El caso de Lucas González, asesinado por la policía en un contexto tan confuso como inadmisible, conmocionó a todos y volvió a poner sobre la mesa la discusión sobre el «Gatillo fácil».

17 años, el sueño de jugar en primera con Barracas Central, una familia, una vida. Todo eso quedó truncado en tan solo minutos por un accionar incomprensible de la policía y que ya no tiene vuelta atrás.

Lucas salía de entrenar con tres amigos, pararon a comprar un jugo y un auto particular los interceptó. La reacción de los chicos, la que seguramente tendríamos todos al pasar por una situación así, intentar huir de lo que parecía un intento de robo.

La reacción de los oficiales de civil, sin identificación, la que nadie que ejerce la fuerza pública debiera tener; ocho disparos directo a un auto ocupado por sueños adolescentes. Dos de los disparos impactaron en la cabeza de Lucas González.

Fueron unas horas las que pudo luchar para sobrevivir, no le dejaron opción.

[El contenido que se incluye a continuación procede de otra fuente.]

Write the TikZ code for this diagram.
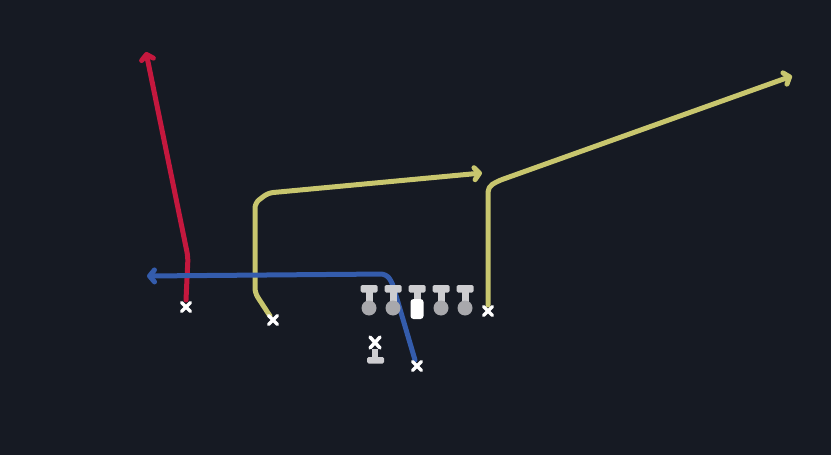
\documentclass[tikz,border=0pt]{standalone}
\usetikzlibrary{arrows.meta,calc}
\definecolor{bg}{RGB}{22,26,35}
\definecolor{routered}{RGB}{196,24,62}
\definecolor{routeyel}{RGB}{200,198,110}
\definecolor{routeblue}{RGB}{52,92,172}
\definecolor{plgray}{RGB}{168,168,172}
\definecolor{plbar}{RGB}{205,205,208}
\begin{document}
\begin{tikzpicture}[x=1pt,y=-1pt,
  route/.style={line width=5pt,line cap=round,line join=round,rounded corners=5pt},
  tip/.style={-{Straight Barb[round,length=5pt,width=12pt]}},
  xmark/.style={white,line width=3.5pt,line cap=round}]
\useasboundingbox (0,0) rectangle (831,455);
\fill[bg] (0,0) rectangle (831,455);
% positions
\coordinate (rx) at (186,307);
\coordinate (y1x) at (273,320);
\coordinate (y2x) at (488,311);
\coordinate (bx) at (417,366);
\coordinate (rend) at (146,52);
\coordinate (y1end) at (482,173);
\coordinate (y2end) at (792,76);
\coordinate (bend) at (147,276);
% routes
\draw[route,routered,tip] (186,300) -- (188,257) -- (rend);
\draw[route,routeyel,tip] (270,316) -- (255,293) -- (255,203) -- (268,193) -- (y1end);
\draw[route,routeyel,tip] (488,305) -- (488,187) -- (498,181) -- (y2end);
\draw[route,routeblue,tip] (415,360) -- (392,282) -- (386,274) -- (bend);
% X marks
\foreach \p in {rx,y1x,y2x,bx}{
  \draw[xmark] ($(\p)+(-4.5,-4.5)$) -- ($(\p)+(4.5,4.5)$);
  \draw[xmark] ($(\p)+(-4.5,4.5)$) -- ($(\p)+(4.5,-4.5)$);
}
% linemen
\foreach \x/\n in {369/l1,393/l2,441/l4,465/l5}{
  \fill[plbar,rounded corners=1.5pt] (\x-8.5,285) rectangle (\x+8.5,292.5);
  \fill[plbar] (\x-3.5,291) rectangle (\x+3.5,303);
  \fill[plgray] (\x,308) circle (7.5);
  \node[inner sep=0pt,minimum size=0pt] (\n) at (\x,308) {};
}
% center
\fill[plbar,rounded corners=1.5pt] (408.5,285) rectangle (425.5,292.5);
\fill[plbar] (413.5,291) rectangle (420.5,300);
\fill[white,rounded corners=3pt] (410.5,299) rectangle (423.5,319);
\node[inner sep=0pt] (c) at (417,309) {};
% QB
\draw[xmark] (370,337) -- (380,348);
\draw[xmark] (370,348) -- (380,337);
\fill[plbar] (372,349) rectangle (378,359);
\fill[plbar,rounded corners=1.5pt] (367,357) rectangle (384,363.5);
\node[inner sep=0pt] (qb) at (375,350) {};
\end{tikzpicture}
\end{document}
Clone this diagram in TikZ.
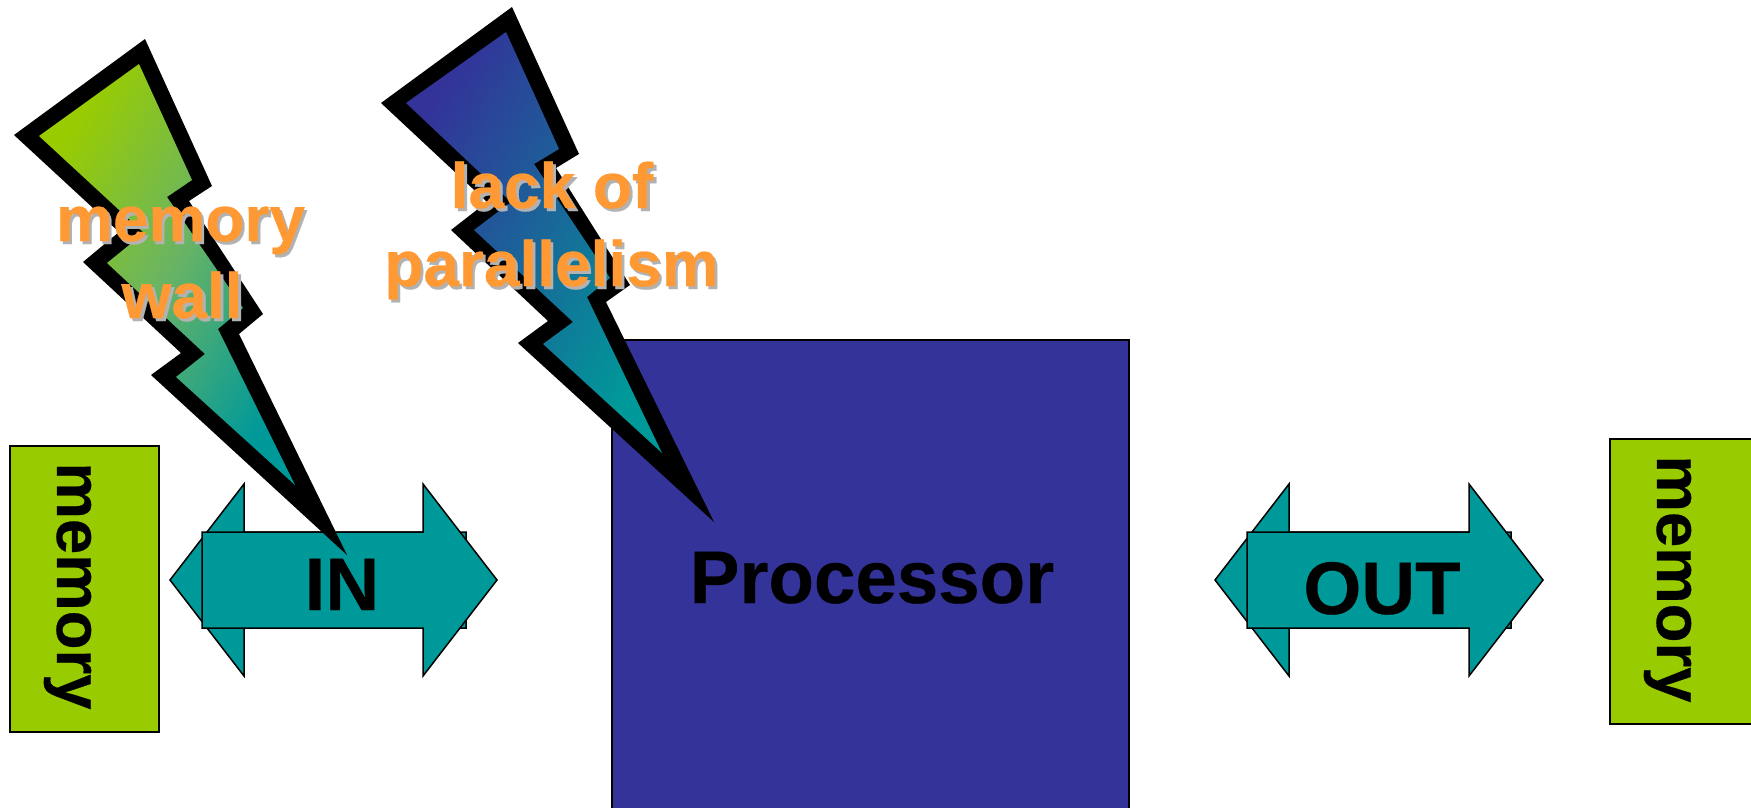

Lucas murió, con él la vida de una familia conmocionada y un nuevo caso que pone a la policía en la mira de una sociedad que tiene su contrato social, cada vez más incumplido.

38 años pasaron del primer caso de «Gatillo Fácil», la Masacre de Budge, cuando en la tarde del 8 de mayo de 1987, tres suboficiales de la policía, acribillaron a tres amigos que tomaban una cerveza en la zona de Lomas de Zamora.

La Masacre de Monte, la de Magdalena, Walter Bulacio, caso emblemático de violencia policial, Florencia Magalí Morales,Cristopher Rego, Pablo Alcorta, Silvia Maldonado, Claudio Adrián Sanchez y podríamos extender mucho más una lista que, lamentablemente, se cuenta de a cientos.

Una situación que preocupa, que casi 40 años después continúa y que en un contexto de crisis social, donde no se miden las palabras y menos se miden las acciones, pone al accionar de la policía en un lugar de riesgo.

La política, mientras tanto, lleva la discusión a niveles que nada tienen que ver con pensar en una formación y una capacitación para las fuerzas de seguridad con el objetivo de que cumplan su rol a la perfección.

No es pedir bala, ni hacer queso gruyere con quien realice un accionar delictivo. Pero tampoco es yuta puta. Extremar los puntos de discusión es tan peligroso como el accionar deliberado de las fuerzas, porque sin duda, una, es consecuencia de la otra.

El contrato social establece que cedo mi representación para poder mantener un orden y que acepto el uso legítimo de la violencia para hacer cumplir las normas, pero en este caso, la violencia es contra quienes necesitamos que nos cuiden, contra quienes buscamos convivir en orden, y el hecho, no hace más que destruir un tejido social que pende de un hilo y entra en un juego de desconfianza y peligrosidad social muy preocupante.